▶ Direction:
Please, without the pictures, retype exactly the lines from the start of the material through the line that holds "0.0109, 0.0109, 0.0110, 0.0112, 0.0118]".

▶ Source material:
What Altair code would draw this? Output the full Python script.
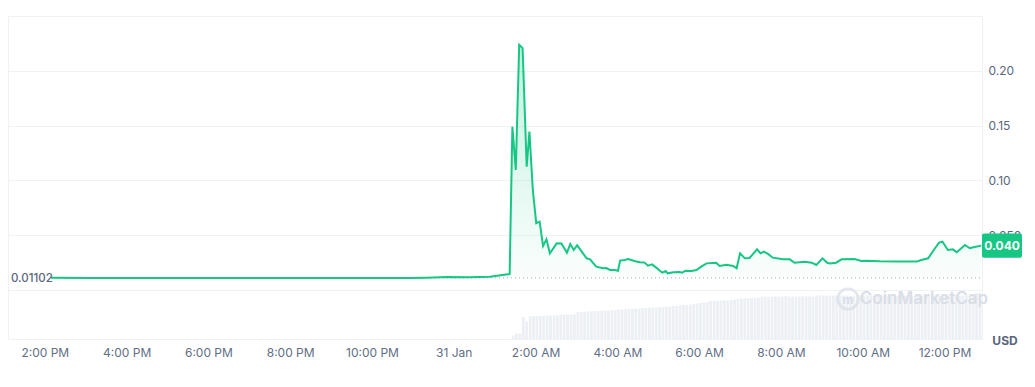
import altair as alt
import pandas as pd

# ---------------- data ----------------
times_jan30 = ["14:09", "15:06", "16:05", "17:03", "18:02", "19:01", "20:00",
               "20:58", "21:57", "22:55", "23:20", "23:50"]
prices_jan30 = [0.0111, 0.0110, 0.0110, 0.0109, 0.0110, 0.0109, 0.0110,
                0.0109, 0.0109, 0.0110, 0.0112, 0.0118]

times_jan31 = ["00:23", "00:53", "01:22", "01:26", "01:31", "01:36", "01:41", "01:47",
               "01:51", "01:56", "02:01", "02:06", "02:11", "02:16", "02:21", "02:31",
               "02:38", "02:46", "02:51", "02:56", "03:01", "03:15", "03:20", "03:29",
               "03:39", "03:44", "03:49", "03:56", "04:01", "04:04", "04:11", "04:16",
               "04:25", "04:33", "04:40", "04:45", "04:51", "04:57", "05:06", "05:11",
               "05:14", "05:22", "05:31", "05:35", "05:40", "05:49", "05:56", "06:03",
               "06:11", "06:25", "06:30", "06:40", "06:50", "06:55", "07:00", "07:07",
               "07:14", "07:25", "07:30", "07:35", "07:41", "07:48", "08:03", "08:13",
               "08:20", "08:35", "08:45", "08:52", "09:01", "09:08", "09:12", "09:21",
               "09:29", "09:48", "09:58", "10:05", "10:25", "10:50", "11:19", "11:26",
               "11:36", "11:46", "11:52", "11:57", "12:05", "12:12", "12:18", "12:30",
               "12:37", "12:44", "12:54"]
prices_jan31 = [0.0117, 0.0122, 0.0146, 0.1490, 0.1096, 0.2237, 0.2207, 0.1126,
                0.1445, 0.0913, 0.0610, 0.0624, 0.0402, 0.0462, 0.0335, 0.0426,
                0.0424, 0.0341, 0.0420, 0.0365, 0.0408, 0.0289, 0.0280, 0.0213,
                0.0198, 0.0200, 0.0183, 0.0183, 0.0176, 0.0268, 0.0274, 0.0283,
                0.0265, 0.0253, 0.0250, 0.0222, 0.0234, 0.0204, 0.0158, 0.0173,
                0.0152, 0.0161, 0.0164, 0.0158, 0.0176, 0.0173, 0.0183, 0.0213,
                0.0243, 0.0249, 0.0219, 0.0231, 0.0219, 0.0198, 0.0335, 0.0289,
                0.0292, 0.0372, 0.0335, 0.0350, 0.0329, 0.0295, 0.0280, 0.0280,
                0.0249, 0.0258, 0.0249, 0.0228, 0.0289, 0.0249, 0.0243, 0.0249,
                0.0280, 0.0283, 0.0265, 0.0268, 0.0262, 0.0259, 0.0259, 0.0274,
                0.0289, 0.0381, 0.0432, 0.0441, 0.0365, 0.0371, 0.0344, 0.0411,
                0.0381, 0.0392, 0.0405]

open_price = 0.01102
last_price_label = "0.040"

# 24h volume (5-minute bars from 01:25, 31 Jan), in thousand USD (estimated)
volume_start = "2024-01-31T01:25"
volumes = [3.5, 5.5, 5.5, 22, 17.5, 22.5, 23, 23, 23, 23.5, 23.5, 23.5, 23.5, 23.5,
           24.5, 24.5, 24.5, 24.5, 24.5, 27, 27, 27, 27.5, 27.5, 28, 28, 28, 28.5,
           28.5, 29, 29, 29.5, 29.5, 30, 30, 30, 30.5, 30.5, 31, 31, 31.5, 31.5, 31.5,
           32, 32, 32.5, 32.5, 33, 33, 33.5, 34, 34, 34.5, 35, 35.5, 36, 36.5, 37, 38,
           38, 38, 38.5, 38.5, 38.5, 39, 39.5, 40, 40.5, 40.5, 40.5, 41, 41, 41.5,
           42.5, 42.5, 42, 42.5, 42.5, 42.5, 42.5, 43, 42.5, 42.5, 42.5, 42.5, 43, 42.5,
           42.5, 42.5,
           43.5, 43.5, 43.5, 43, 43.5, 43.5, 43.5, 43.5, 43.5, 43.5, 43, 43.5, 43.5,
           43.5, 43.5, 43.5, 43.5, 43.5, 43.5, 44, 43.5, 43.5, 43.5, 43.5, 43.5, 43.5,
           43.5, 43.5, 43.5, 43, 43.5, 43.5, 43.5, 43.5, 43.5, 43.5, 43.5, 43.5, 43.5,
           43.5, 43.5, 44, 43.5, 43.5, 43.5, 43.5, 43.5,
           46, 46]

# ---------------- tables ----------------
price_df = pd.DataFrame({
    "t": [pd.Timestamp("2024-01-30T" + s) for s in times_jan30]
         + [pd.Timestamp("2024-01-31T" + s) for s in times_jan31],
    "price": prices_jan30 + prices_jan31,
})

vt = pd.date_range(volume_start, periods=len(volumes), freq="5min")
vol_df = pd.DataFrame({"t": vt, "t2": vt + pd.Timedelta(minutes=4), "vol": volumes})

base_df = pd.DataFrame({"t": [price_df["t"].iloc[0]], "t2": [price_df["t"].iloc[-1]],
                        "price": [open_price]})

x_start = alt.DateTime(year=2024, month=1, date=30, hours=13, minutes=6)
x_end = alt.DateTime(year=2024, month=1, date=31, hours=12, minutes=55)
tick_vals = [alt.DateTime(year=2024, month=1, date=30, hours=h) for h in (14, 16, 18, 20, 22)] + \
            [alt.DateTime(year=2024, month=1, date=31, hours=h) for h in (0, 2, 4, 6, 8, 10, 12)]

xscale = alt.Scale(domain=[x_start, x_end])
xaxis = alt.Axis(values=tick_vals, grid=False, ticks=False, domain=False,
                 labelExpr="hours(datum.value) == 0 ? timeFormat(datum.value, '%d %b') : timeFormat(datum.value, '%-I:%M %p')",
                 labelColor="#616e85", labelFontSize=12, labelPadding=8, title=None,
                 labelFlush=False)

yscale = alt.Scale(domain=[-0.0447, 0.25], nice=False, zero=False)
yaxis = alt.Axis(orient="right", values=[0, 0.05, 0.10, 0.15, 0.20, 0.25],
                 labelExpr="datum.value == 0 || datum.value > 0.24 ? '' : (abs(datum.value - 0.05) < 1e-9 ? '0.050' : format(datum.value, '.2f'))",
                 ticks=False, domain=False, grid=True, gridColor="#eff2f5",
                 labelColor="#58667e", labelFontSize=12, labelPadding=6, title=None)

green = "#16c784"
gradient = alt.Gradient(
    gradient="linear",
    stops=[alt.GradientStop(color="rgba(22,199,132,0.26)", offset=0),
           alt.GradientStop(color="rgba(22,199,132,0.02)", offset=1)],
    x1=1, x2=1, y1=0, y2=1)

X = alt.X("t:T", scale=xscale, axis=xaxis)
Y = alt.Y("price:Q", scale=yscale, axis=yaxis)

area = alt.Chart(price_df).mark_area(color=gradient).encode(
    x=X, y=Y, y2=alt.datum(open_price))

baseline = alt.Chart(base_df).mark_rule(color="#a1a7bb", strokeDash=[1, 3], strokeWidth=1).encode(
    x=X, x2="t2:T", y=Y)

line = alt.Chart(price_df).mark_line(color=green, strokeWidth=2).encode(x=X, y=Y)

open_label = alt.Chart(base_df).mark_text(
    align="left", baseline="middle", dy=1, fontSize=11.5, fontWeight=500, color="#58667e"
).encode(x=alt.value(3), y=Y, text=alt.value(f"{open_price:.5f}"))

badge = alt.Chart(base_df).mark_rect(color=green, cornerRadius=2).encode(
    x=alt.value(974), x2=alt.value(1014),
    y=alt.datum(0.0515, scale=yscale), y2=alt.datum(0.0295))

badge_text = alt.Chart(base_df).mark_text(
    align="center", baseline="middle", fontSize=12, fontWeight="bold", color="white"
).encode(x=alt.value(994), y=alt.datum(0.0405), text=alt.value(last_price_label))

price_group = alt.layer(area, baseline, line, open_label, badge, badge_text)

vol_bars = alt.Chart(vol_df).mark_rect(color="#eceff3").encode(
    x=alt.X("t:T", scale=xscale, axis=xaxis),
    x2="t2:T",
    y=alt.Y("vol:Q", scale=alt.Scale(domain=[0, 323], nice=False), axis=None),
    y2=alt.datum(0))

wm_text = alt.Chart(base_df).mark_text(
    align="center", baseline="middle", fontSize=17, fontWeight=600, color="#d9dee7"
).encode(x=alt.value(916), y=alt.value(283), text=alt.value("CoinMarketCap"))

wm_logo = alt.Chart(base_df).mark_point(
    shape="circle", size=420, filled=False, color="#d9dee7", strokeWidth=2.5
).encode(x=alt.value(840), y=alt.value(283))

wm_m = alt.Chart(base_df).mark_text(
    align="center", baseline="middle", fontSize=12, fontWeight="bold", color="#d9dee7"
).encode(x=alt.value(840), y=alt.value(284), text=alt.value("m"))

usd = alt.Chart(base_df).mark_text(
    align="center", baseline="middle", fontSize=12, fontWeight="bold", color="#58667e"
).encode(x=alt.value(997), y=alt.value(325), text=alt.value("USD"))

vol_group = alt.layer(vol_bars, wm_logo, wm_m, wm_text, usd)

chart = alt.layer(vol_group, price_group).resolve_scale(y="independent").properties(
    width=974, height=323,
    padding={"left": 0, "top": 8, "right": 0, "bottom": 0},
).configure(font="Inter").configure_view(stroke="#eff2f5")

chart.save("out.html", embed_options={"renderer": "svg", "actions": False})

▶ Solution below:
What Altair code would draw this? Output the full Python script.
import altair as alt
import pandas as pd

# ---------------- data ----------------
times_jan30 = ["14:09", "15:06", "16:05", "17:03", "18:02", "19:01", "20:00",
               "20:58", "21:57", "22:55", "23:20", "23:50"]
prices_jan30 = [0.0111, 0.0110, 0.0110, 0.0109, 0.0110, 0.0109, 0.0110,
                0.0109, 0.0109, 0.0110, 0.0112, 0.0118]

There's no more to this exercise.